We know that for the next few years, we'll have to rely on the Russians to get us to space. Just a few weeks ago, that only cost $50 million an astronaut. Now the price tag is up to to $63 million per astronaut. We can only imagine it will go higher.
You see, whereas America once led the way to the moon, we now face the unacceptable prospect of limited options to simply get a human into orbit. We know that our commercial space partners are working to fill some of the gap in our human space flight capabilities, and that is a promising development that we should encourage. But we need NASA to lead.
And I say this, I fully recognize that our nation faces a debt crisis because, quite frankly, politicians in both parties have spent recklessly for many decades, and it will require Washington to finally live within its means and for leaders to make tough choices about what our nation's priorities are.

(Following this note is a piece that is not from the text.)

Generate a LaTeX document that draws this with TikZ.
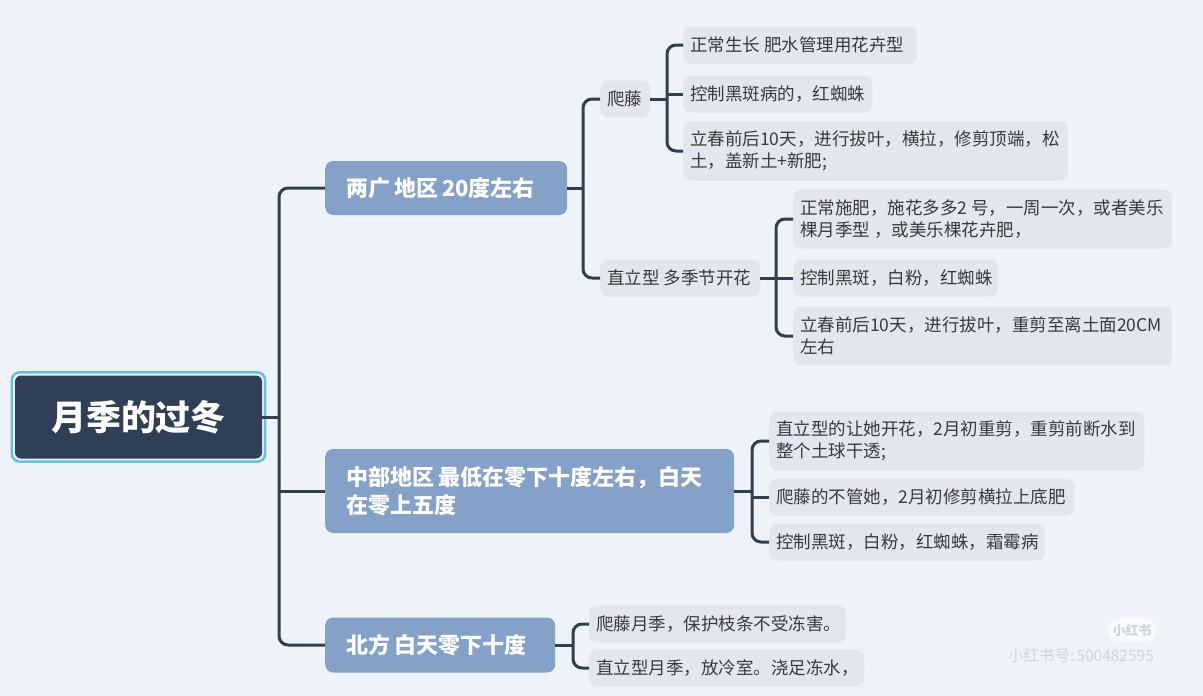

NASA is no exception. It will not be about spending more. It will be about spending wisely.
And so tomorrow, Americans will proudly watch as Atlantis takes off for its last flight. It will be a pointed opportunity to recall the entire 30-year history of the shuttle program and all that has been achieved in 50 years of NASA’s existence and will be another opportunity to thank the thousands of men and women in Florida who have made this program possible and who take such pride in the shuttle and what it has accomplished.
For NASA, just like our nation, it is at its best when it is looking forward, not looking back.